I’ve no idea where Mueller’s Russia investigation is going—and if any writer who’s not on the very inside circle tells you otherwise, don’t believe it—and who may get sent to the clink for their crimes. Paul Manafort, Rick Gates, and George Papadopoulos certainly wouldn’t satisfy the mob, and Michael Flynn seems like he was in the news about 50 years ago. Jared Kushner would be a newsworthy “get,” but I’m guessing anything short of Trump himself will disappoint liberals. So, my number two choice of Mueller is again borne of Trump’s “newsmaking.”
Likewise with Kim Jong-un, whose nuke-rattling would’ve been tamped down, or ignored, by a president (Obama, Bush, Clinton) who wasn’t so attention-starved that he needed to feud with a kook. But Trump’s a kook, too, and so the North Korean is considered a front-runner for the Time prize.
And there is Trump’s obsession with Time’s POY—it’d take an accomplished mathematician to calculate the entirety of the President’s obsessions—which he expressed again last week, claiming he turned down an interview with the magazine’s editors because he didn’t, according to CNN, “really want the honor.” Like clockwork, Time’s “chief content officer,” Alan Murray, tweeted: “Amazing. Not a speck of truth here—Trump tweets he ‘took a pass’ at being named TIME’s person of the year.”

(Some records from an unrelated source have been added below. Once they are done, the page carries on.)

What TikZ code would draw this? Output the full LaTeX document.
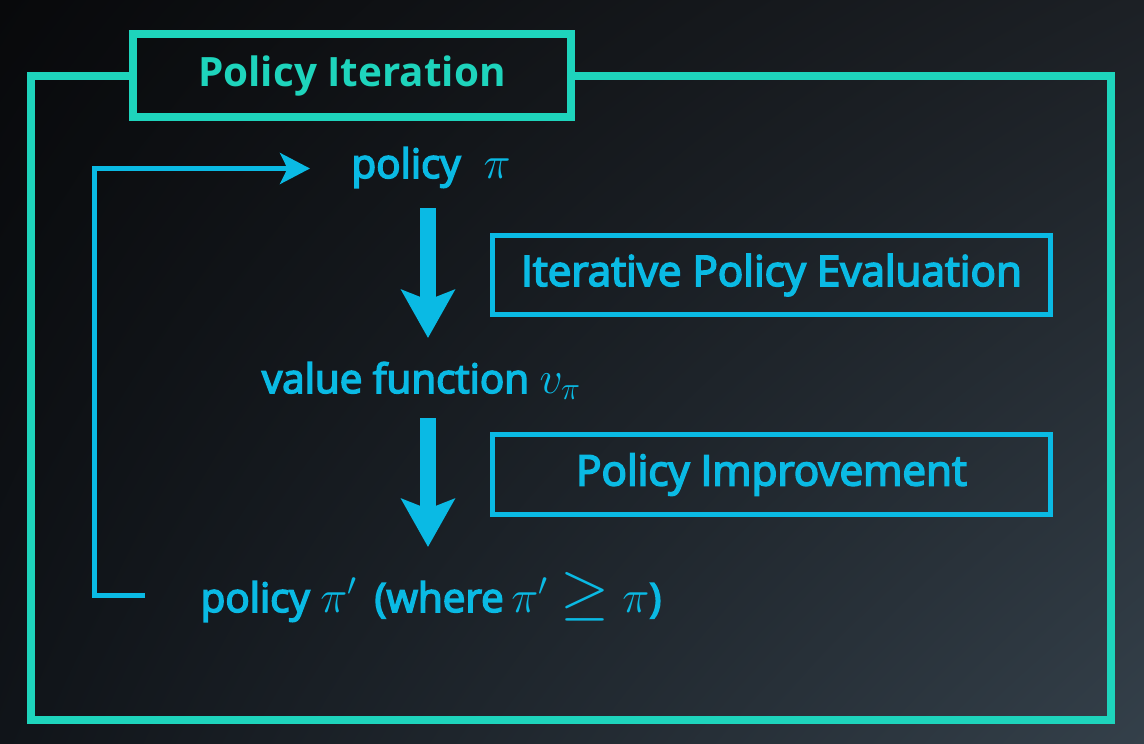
\documentclass[tikz,border=0pt]{standalone}
\usepackage{fix-cm}
\usepackage{fontspec}
\setmainfont{Open Sans}
\newfontfamily\flowfont{Open Sans}[FakeBold=4]
\usetikzlibrary{arrows.meta,shadings}
\definecolor{frameteal}{RGB}{30,212,188}
\definecolor{flowblue}{RGB}{10,186,228}
\definecolor{bgTL}{RGB}{8,9,11}
\definecolor{bgTR}{RGB}{28,32,37}
\definecolor{bgBL}{RGB}{16,20,25}
\definecolor{bgBR}{RGB}{52,64,74}
\newcommand{\bigmath}[1]{{\fontsize{26}{30}\selectfont$#1$}}
\newcommand{\biggeq}{\mathrel{\scalebox{1.38}{$\geq$}}}
\tikzset{
  outline/.style  = {draw=frameteal, line width=0.16cm},
  titlebox/.style = {outline, text=frameteal,
    font=\fontsize{23}{28}\selectfont\bfseries,
    minimum width=8.76cm, minimum height=1.66cm},
  stepbox/.style  = {draw=flowblue, line width=0.1cm, text=flowblue,
    font=\fontsize{24}{28}\selectfont\flowfont,
    minimum width=11.16cm, minimum height=1.6cm},
  flowtext/.style = {text=flowblue, anchor=base,
    font=\fontsize{23}{28}\selectfont\flowfont},
  bigarrow/.style = {flowblue, line width=0.32cm,
    -{Stealth[width=1.06cm,length=0.96cm,inset=0.2cm]}},
  feedback/.style = {flowblue, line width=0.1cm,
    -{Stealth[width=0.62cm,length=0.6cm,inset=0.15cm]}}
}

\begin{document}
\begin{tikzpicture}[x=0.02cm,y=-0.02cm]
  % background
  \shade[upper left=bgTL, upper right=bgTR, lower left=bgBL, lower right=bgBR]
    (0,0) rectangle (1144,744);
  \useasboundingbox (0,0) rectangle (1144,744);

  % frame and title
  \node[titlebox] (title) at (352,75.5) {Policy Iteration};
  \draw[outline] (title.west) -| (31,720) -| (1111,75.5) -- (title.east);

  % the three stages
  \node[flowtext] (pol)  at (431,178) {policy\hspace{13pt}\bigmath{\pi}};
  \node[flowtext] (vf)   at (421.5,393) {value function \bigmath{v_\pi}};
  \node[flowtext] (pnew) at (431,612)
    {policy \bigmath{\pi'}\hspace{4pt} (where\bigmath{\,\pi' \biggeq \pi})};

  \node[stepbox] (eval) at (771.5,275)   {Iterative Policy Evaluation};
  \node[stepbox] (impr) at (771.5,474.5) {Policy Improvement};

  % arrows
  \coordinate (a1) at (428,208);
  \coordinate (a2) at (428,418);
  \draw[bigarrow] (a1) -- ++(0,130);
  \draw[bigarrow] (a2) -- ++(0,129);
  \coordinate (fbstart) at (145,595);
  \coordinate (fbend)   at (310,168.5);
  \draw[feedback] (fbstart) -- (94.5,595) |- (fbend);
\end{tikzpicture}
\end{document}
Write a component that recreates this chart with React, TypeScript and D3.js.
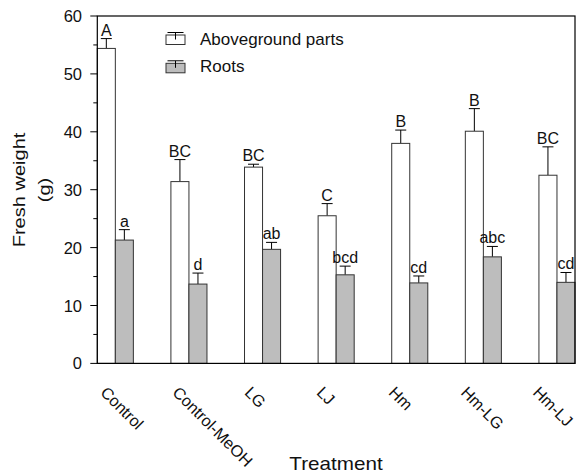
import React from "react";
import * as d3 from "d3";

const categories = ["Control", "Control-MeOH", "LG", "LJ", "Hm", "Hm-LG", "Hm-LJ"];
const aboveValues = [54.4, 31.4, 33.9, 25.5, 38.0, 40.1, 32.5];
const aboveErrors = [1.7, 3.8, 0.5, 2.1, 2.3, 3.9, 4.9];
const aboveLetters = ["A", "BC", "BC", "C", "B", "B", "BC"];
const rootValues = [21.3, 13.7, 19.7, 15.3, 13.9, 18.4, 14.0];
const rootErrors = [1.8, 1.9, 1.2, 1.5, 1.2, 1.8, 1.7];
const rootLetters = ["a", "d", "ab", "bcd", "cd", "abc", "cd"];
const seriesNames = ["Aboveground parts", "Roots"];
const yTicks = [0, 10, 20, 30, 40, 50, 60];
const yMinorTicks = [5, 15, 25, 35, 45, 55];

const FONT = "'Liberation Sans', Arial, Helvetica, sans-serif";
const W = 579;
const H = 476;
const left = 97.3;
const right = 575;
const top = 16;
const bottom = 363.4;
const WHITE = "#ffffff";
const GREY = "#bdbdbd";
const STROKE = "#333333";

export default function App() {
  const x = d3.scaleBand<string>().domain(categories).range([left, right]).paddingInner(0.51).paddingOuter(0);
  const y = d3.scaleLinear().domain([0, 60]).range([bottom, top]);
  const labelX = d3.scalePoint<string>().domain(categories).range([99.5, 532]);
  const bw = x.bandwidth() / 2;
  const capHalf = 5.5;

  const series = [
    { vals: aboveValues, errs: aboveErrors, letters: aboveLetters, fill: WHITE, off: 0 },
    { vals: rootValues, errs: rootErrors, letters: rootLetters, fill: GREY, off: bw },
  ];

  return (
    <svg width={W} height={H} style={{ position: "absolute", left: 0, top: 0, background: "#fff" }} fontFamily={FONT}>
      {series.map((s, si) =>
        categories.map((c, i) => {
          const x0 = (x(c) as number) + s.off;
          const cx = x0 + bw / 2;
          const yv = y(s.vals[i]);
          const ye = y(s.vals[i] + s.errs[i]);
          return (
            <g key={`${si}-${c}`}>
              <line x1={cx} x2={cx} y1={yv} y2={ye} stroke="#000" strokeWidth={1} />
              <line x1={cx - capHalf} x2={cx + capHalf} y1={ye} y2={ye} stroke="#000" strokeWidth={1} />
              <rect x={x0} y={yv} width={bw} height={bottom - yv} fill={s.fill} stroke={STROKE} strokeWidth={1} />
              <text x={cx} y={ye - 3} textAnchor="middle" fontSize={16} fill="#111">
                {s.letters[i]}
              </text>
            </g>
          );
        })
      )}

      <rect x={left} y={top} width={right - left} height={bottom - top} fill="none" stroke="#000" strokeWidth={1.2} />

      {yTicks.map((t) => (
        <g key={`t${t}`}>
          <line x1={left - 7} x2={left} y1={y(t)} y2={y(t)} stroke="#000" strokeWidth={1} />
          <text x={82} y={y(t) + 6} textAnchor="end" fontSize={16.5} fill="#111">
            {t}
          </text>
        </g>
      ))}
      {yMinorTicks.map((t) => (
        <line key={`m${t}`} x1={left - 4} x2={left} y1={y(t)} y2={y(t)} stroke="#000" strokeWidth={1} />
      ))}

      {categories.map((c) => (
        <text key={`l${c}`} transform={`translate(${labelX(c)},393.5) rotate(45)`} fontSize={16.3} fill="#111">
          {c}
        </text>
      ))}

      <text transform="translate(25,190) rotate(-90) scale(1.18,1)" textAnchor="middle" fontSize={17} fill="#111">
        Fresh weight
      </text>
      <text transform="translate(50,190) rotate(-90) scale(1.18,1)" textAnchor="middle" fontSize={17} fill="#111">
        (g)
      </text>
      <text transform="translate(336,470) scale(1.18,1)" textAnchor="middle" fontSize={17.5} fill="#111">
        Treatment
      </text>

      {seriesNames.map((n, i) => {
        const by = 35 + i * 28.3;
        return (
          <g key={n}>
            <rect x={166} y={by} width={19} height={9.5} fill={i === 0 ? WHITE : GREY} stroke={STROKE} strokeWidth={1} />
            <line x1={175.5} x2={175.5} y1={by - 2.5} y2={by + 4.5} stroke="#000" strokeWidth={1} />
            <line x1={167.5} x2={183.5} y1={by - 2.5} y2={by - 2.5} stroke="#000" strokeWidth={1} />
            <text x={200} y={by + 10 + (i === 1 ? -1.5 : 0)} fontSize={17} fill="#111">
              {n}
            </text>
          </g>
        );
      })}
    </svg>
  );
}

One more reason Trump is the legitimate choice for POY if Time played it straight: like the rest of the media, Time is incapable of ignoring the President, even on the most picayune matters.
—Follow Russ Smith on Twitter: @MUGGER1955
I agree that Trump's election despite the Access Hollywood tape and the absence of any reprimand or "justice" most likely accelerated the cavalcade of predators and creeps being outed and fired, I think the phenomenon goes beyond Trump, he's one of many catalysts at best. It's a massive sea change in society that we're still too close to fully appreciate or recognize. Overused word but it's the dismantling of patriarchy and power dynamics, a system that's existed for millennia and certainly predates Trump.
Russ, my guess for legitimate pick varies only slightly from yours. Personally, I think "the resistance" would be more apt than Trump. After all, most of the Trump stories , starting with the million woman march the day after inauguration, through Mueller and Un are about resisting Trump, not Trump personally. Nicky, you are far more optimistic about the U.S. public than I. This "sea change" has no clear lines (what distinguishes flirting from assault? Is making the first move an assault if not wanted?), the attention span of the U.S. public is..... Look, Squirrel! Third, as you said " patriarchy and power dynamics, a system that’s existed for millennia" so what going to change that know, a few salacious stories of men behaving badly?
See you point, Texan. But where I differ is that "The Resistance" reacts to Trump, who's making the news. Now, if The Resistance would organize mass rallies every week, that'd be different.